## Given instruction
Copy out exactly the lines from the one holding "Clone this chart in Chart.js." through the one holding "const LINE = '#4F81BD';", ends included; omit images.
● ● ● ●
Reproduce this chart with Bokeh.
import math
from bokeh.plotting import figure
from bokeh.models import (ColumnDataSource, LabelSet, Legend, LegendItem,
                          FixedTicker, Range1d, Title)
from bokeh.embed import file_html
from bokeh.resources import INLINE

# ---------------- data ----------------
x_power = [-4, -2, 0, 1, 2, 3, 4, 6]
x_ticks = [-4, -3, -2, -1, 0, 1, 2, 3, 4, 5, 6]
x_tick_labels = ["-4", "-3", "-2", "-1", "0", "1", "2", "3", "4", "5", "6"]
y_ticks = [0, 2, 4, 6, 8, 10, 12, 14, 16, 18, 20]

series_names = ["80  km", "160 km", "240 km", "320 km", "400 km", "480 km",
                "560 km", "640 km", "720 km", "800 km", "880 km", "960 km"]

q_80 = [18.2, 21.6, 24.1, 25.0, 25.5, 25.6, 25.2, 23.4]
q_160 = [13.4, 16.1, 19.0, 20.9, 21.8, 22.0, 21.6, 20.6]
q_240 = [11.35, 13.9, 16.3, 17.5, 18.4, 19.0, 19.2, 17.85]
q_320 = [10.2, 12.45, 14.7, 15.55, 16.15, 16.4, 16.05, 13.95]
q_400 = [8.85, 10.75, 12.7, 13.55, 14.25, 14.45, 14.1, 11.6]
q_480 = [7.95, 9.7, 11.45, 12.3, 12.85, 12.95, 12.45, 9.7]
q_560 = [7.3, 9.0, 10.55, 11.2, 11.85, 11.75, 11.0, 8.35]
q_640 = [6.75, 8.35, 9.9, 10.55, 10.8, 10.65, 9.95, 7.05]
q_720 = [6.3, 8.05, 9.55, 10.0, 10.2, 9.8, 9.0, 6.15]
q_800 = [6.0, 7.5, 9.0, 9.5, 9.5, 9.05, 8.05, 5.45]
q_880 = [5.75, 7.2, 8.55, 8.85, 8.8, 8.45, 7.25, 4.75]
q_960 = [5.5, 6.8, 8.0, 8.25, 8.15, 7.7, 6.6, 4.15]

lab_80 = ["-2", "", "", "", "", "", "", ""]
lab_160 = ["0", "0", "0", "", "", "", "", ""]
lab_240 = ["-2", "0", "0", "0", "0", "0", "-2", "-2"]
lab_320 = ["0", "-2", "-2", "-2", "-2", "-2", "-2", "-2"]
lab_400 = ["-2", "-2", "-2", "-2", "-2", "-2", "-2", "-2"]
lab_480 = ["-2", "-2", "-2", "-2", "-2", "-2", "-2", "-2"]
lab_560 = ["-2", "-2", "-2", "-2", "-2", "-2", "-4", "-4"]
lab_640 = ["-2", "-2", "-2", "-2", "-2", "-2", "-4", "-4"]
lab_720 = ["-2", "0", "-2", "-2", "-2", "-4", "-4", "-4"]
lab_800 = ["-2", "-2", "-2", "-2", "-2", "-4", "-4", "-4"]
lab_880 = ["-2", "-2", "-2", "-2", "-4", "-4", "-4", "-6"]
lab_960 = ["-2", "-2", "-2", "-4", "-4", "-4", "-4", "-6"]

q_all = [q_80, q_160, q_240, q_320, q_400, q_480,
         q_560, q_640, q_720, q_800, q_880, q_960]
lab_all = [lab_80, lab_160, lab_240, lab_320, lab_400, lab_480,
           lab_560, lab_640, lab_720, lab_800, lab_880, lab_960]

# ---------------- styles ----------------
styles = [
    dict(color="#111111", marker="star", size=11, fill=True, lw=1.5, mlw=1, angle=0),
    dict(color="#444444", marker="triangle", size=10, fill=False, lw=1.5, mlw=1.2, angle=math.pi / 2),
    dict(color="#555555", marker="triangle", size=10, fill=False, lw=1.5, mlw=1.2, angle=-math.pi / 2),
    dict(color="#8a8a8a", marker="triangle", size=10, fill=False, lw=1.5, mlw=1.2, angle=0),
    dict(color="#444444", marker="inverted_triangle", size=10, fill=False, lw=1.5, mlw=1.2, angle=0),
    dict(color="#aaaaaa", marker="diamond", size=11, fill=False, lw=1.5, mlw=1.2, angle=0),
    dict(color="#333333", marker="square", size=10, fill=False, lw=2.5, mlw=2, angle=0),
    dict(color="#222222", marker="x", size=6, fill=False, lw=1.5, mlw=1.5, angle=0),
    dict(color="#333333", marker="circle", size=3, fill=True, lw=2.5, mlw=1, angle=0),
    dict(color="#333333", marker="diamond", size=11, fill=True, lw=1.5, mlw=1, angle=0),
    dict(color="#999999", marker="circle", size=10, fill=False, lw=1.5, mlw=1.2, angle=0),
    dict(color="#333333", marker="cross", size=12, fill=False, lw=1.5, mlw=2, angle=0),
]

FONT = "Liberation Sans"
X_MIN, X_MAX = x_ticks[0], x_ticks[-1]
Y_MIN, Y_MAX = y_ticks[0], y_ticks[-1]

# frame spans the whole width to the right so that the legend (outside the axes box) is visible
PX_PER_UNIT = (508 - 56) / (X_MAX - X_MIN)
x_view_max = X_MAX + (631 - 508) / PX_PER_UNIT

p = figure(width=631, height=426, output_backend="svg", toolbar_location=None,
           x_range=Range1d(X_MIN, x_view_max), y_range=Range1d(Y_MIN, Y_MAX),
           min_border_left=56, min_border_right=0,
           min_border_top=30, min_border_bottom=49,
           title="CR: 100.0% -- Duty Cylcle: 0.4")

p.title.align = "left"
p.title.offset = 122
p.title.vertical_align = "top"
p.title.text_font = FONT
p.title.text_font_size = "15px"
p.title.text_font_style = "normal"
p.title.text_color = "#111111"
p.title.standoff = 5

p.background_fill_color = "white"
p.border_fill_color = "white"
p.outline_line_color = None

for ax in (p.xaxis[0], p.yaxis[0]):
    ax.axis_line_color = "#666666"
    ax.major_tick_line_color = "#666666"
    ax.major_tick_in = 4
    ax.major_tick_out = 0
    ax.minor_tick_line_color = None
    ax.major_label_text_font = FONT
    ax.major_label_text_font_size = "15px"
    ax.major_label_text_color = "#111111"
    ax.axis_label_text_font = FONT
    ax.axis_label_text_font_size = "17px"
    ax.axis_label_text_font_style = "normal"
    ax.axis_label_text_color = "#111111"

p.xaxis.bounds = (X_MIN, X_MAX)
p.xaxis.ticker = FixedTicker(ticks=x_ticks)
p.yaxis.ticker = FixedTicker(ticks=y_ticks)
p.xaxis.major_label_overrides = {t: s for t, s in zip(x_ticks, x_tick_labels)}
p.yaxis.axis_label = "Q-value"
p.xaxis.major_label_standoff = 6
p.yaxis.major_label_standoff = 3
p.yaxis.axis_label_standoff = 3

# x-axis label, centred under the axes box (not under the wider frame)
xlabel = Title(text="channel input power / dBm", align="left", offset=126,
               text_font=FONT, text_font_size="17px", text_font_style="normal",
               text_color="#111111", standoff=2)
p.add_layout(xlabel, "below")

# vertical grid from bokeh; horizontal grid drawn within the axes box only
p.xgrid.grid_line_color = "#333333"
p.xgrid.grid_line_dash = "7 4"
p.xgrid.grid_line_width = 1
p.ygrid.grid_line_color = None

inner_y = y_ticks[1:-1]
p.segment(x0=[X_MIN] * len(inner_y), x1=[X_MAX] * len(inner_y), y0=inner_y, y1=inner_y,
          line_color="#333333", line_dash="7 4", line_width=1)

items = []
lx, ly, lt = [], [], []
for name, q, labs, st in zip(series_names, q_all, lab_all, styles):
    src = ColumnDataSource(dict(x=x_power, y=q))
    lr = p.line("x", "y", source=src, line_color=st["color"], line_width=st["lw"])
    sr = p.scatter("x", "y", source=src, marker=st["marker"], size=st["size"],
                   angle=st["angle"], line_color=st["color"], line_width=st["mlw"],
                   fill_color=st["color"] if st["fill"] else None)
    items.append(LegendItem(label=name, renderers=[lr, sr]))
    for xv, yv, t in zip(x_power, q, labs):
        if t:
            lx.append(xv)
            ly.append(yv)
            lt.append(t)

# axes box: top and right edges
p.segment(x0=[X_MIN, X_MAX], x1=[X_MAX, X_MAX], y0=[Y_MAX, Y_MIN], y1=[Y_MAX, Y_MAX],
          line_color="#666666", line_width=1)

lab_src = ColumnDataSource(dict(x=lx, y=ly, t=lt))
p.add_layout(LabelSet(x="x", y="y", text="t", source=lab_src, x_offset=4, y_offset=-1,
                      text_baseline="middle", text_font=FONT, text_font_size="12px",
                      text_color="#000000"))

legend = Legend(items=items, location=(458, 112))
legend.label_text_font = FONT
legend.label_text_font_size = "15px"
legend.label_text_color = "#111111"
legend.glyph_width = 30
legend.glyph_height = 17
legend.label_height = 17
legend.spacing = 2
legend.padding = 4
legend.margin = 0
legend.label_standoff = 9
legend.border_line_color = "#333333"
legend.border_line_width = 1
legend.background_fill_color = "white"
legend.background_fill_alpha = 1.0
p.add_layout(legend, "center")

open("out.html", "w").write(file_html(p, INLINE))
● ● ● ●
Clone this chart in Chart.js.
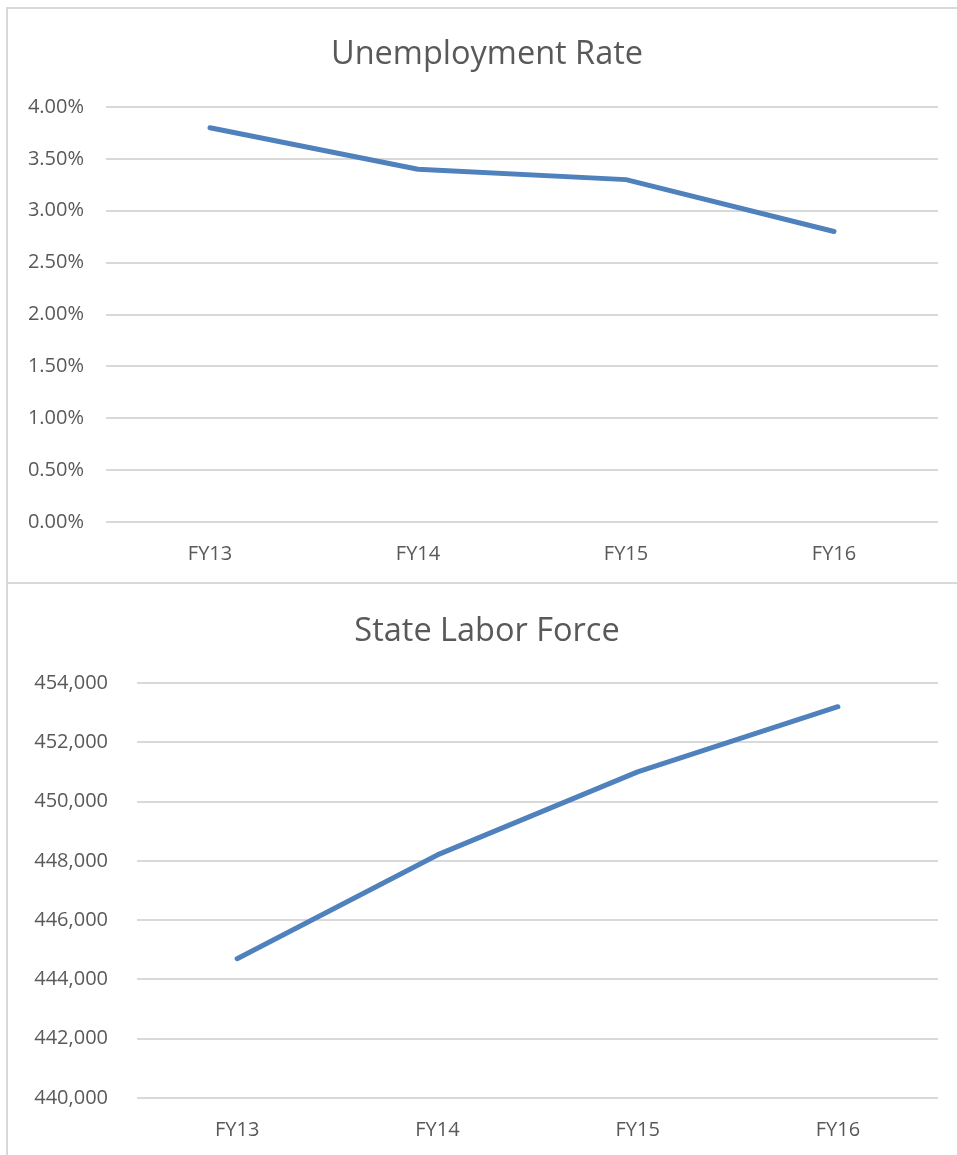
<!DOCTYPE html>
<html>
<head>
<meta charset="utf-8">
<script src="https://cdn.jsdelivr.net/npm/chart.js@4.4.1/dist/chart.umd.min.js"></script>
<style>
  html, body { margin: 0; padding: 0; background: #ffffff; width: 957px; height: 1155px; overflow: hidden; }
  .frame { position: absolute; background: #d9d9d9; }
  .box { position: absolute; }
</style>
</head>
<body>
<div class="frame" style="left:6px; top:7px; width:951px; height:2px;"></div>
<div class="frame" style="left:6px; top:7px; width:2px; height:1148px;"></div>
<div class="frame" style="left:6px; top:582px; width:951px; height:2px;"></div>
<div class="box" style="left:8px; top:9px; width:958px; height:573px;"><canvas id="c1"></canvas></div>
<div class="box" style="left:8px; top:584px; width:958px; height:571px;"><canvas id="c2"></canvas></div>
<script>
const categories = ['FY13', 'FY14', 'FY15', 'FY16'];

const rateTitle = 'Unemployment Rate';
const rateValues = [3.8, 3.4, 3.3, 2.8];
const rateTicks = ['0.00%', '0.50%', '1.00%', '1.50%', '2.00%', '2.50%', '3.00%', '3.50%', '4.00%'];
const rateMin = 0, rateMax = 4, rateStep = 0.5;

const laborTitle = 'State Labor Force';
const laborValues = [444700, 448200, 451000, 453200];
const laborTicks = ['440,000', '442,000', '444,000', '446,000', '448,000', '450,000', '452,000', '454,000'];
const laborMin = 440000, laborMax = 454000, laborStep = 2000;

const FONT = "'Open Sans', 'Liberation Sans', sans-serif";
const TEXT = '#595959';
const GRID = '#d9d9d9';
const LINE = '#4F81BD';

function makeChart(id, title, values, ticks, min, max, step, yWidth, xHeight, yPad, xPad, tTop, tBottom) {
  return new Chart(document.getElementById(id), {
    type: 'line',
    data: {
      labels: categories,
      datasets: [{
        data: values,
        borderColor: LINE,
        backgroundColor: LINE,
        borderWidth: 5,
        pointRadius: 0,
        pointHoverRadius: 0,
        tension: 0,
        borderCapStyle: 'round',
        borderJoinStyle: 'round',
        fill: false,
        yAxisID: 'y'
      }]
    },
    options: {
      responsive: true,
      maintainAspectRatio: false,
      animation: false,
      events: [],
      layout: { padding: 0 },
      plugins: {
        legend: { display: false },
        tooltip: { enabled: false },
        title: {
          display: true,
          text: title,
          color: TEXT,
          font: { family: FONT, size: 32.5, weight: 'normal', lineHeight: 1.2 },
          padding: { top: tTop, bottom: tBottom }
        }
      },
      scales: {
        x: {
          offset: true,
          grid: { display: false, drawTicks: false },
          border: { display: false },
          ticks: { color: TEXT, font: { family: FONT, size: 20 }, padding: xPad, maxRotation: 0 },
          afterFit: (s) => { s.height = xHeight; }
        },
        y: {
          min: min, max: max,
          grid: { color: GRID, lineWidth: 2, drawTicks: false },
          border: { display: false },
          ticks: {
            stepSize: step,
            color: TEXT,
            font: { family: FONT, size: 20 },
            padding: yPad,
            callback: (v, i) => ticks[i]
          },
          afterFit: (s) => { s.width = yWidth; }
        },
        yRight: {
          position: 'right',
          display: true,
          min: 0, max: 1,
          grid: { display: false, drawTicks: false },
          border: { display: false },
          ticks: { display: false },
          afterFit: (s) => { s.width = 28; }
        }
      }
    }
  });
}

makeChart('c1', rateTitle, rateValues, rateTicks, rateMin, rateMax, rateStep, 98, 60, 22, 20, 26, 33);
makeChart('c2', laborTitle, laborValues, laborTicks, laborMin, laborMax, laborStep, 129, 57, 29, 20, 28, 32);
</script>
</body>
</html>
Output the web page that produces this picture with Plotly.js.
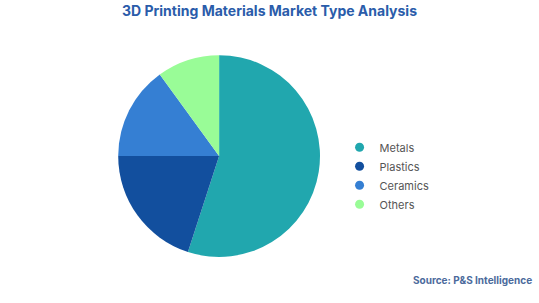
● ● ● ●
## Exercise response
Clone this chart in Chart.js.
<!DOCTYPE html>
<html>
<head>
<meta charset="utf-8">
<script src="https://cdn.jsdelivr.net/npm/chart.js@4.4.1/dist/chart.umd.min.js"></script>
<style>
  html, body { margin: 0; padding: 0; background: #ffffff; width: 957px; height: 1155px; overflow: hidden; }
  .frame { position: absolute; background: #d9d9d9; }
  .box { position: absolute; }
</style>
</head>
<body>
<div class="frame" style="left:6px; top:7px; width:951px; height:2px;"></div>
<div class="frame" style="left:6px; top:7px; width:2px; height:1148px;"></div>
<div class="frame" style="left:6px; top:582px; width:951px; height:2px;"></div>
<div class="box" style="left:8px; top:9px; width:958px; height:573px;"><canvas id="c1"></canvas></div>
<div class="box" style="left:8px; top:584px; width:958px; height:571px;"><canvas id="c2"></canvas></div>
<script>
const categories = ['FY13', 'FY14', 'FY15', 'FY16'];

const rateTitle = 'Unemployment Rate';
const rateValues = [3.8, 3.4, 3.3, 2.8];
const rateTicks = ['0.00%', '0.50%', '1.00%', '1.50%', '2.00%', '2.50%', '3.00%', '3.50%', '4.00%'];
const rateMin = 0, rateMax = 4, rateStep = 0.5;

const laborTitle = 'State Labor Force';
const laborValues = [444700, 448200, 451000, 453200];
const laborTicks = ['440,000', '442,000', '444,000', '446,000', '448,000', '450,000', '452,000', '454,000'];
const laborMin = 440000, laborMax = 454000, laborStep = 2000;

const FONT = "'Open Sans', 'Liberation Sans', sans-serif";
const TEXT = '#595959';
const GRID = '#d9d9d9';
const LINE = '#4F81BD';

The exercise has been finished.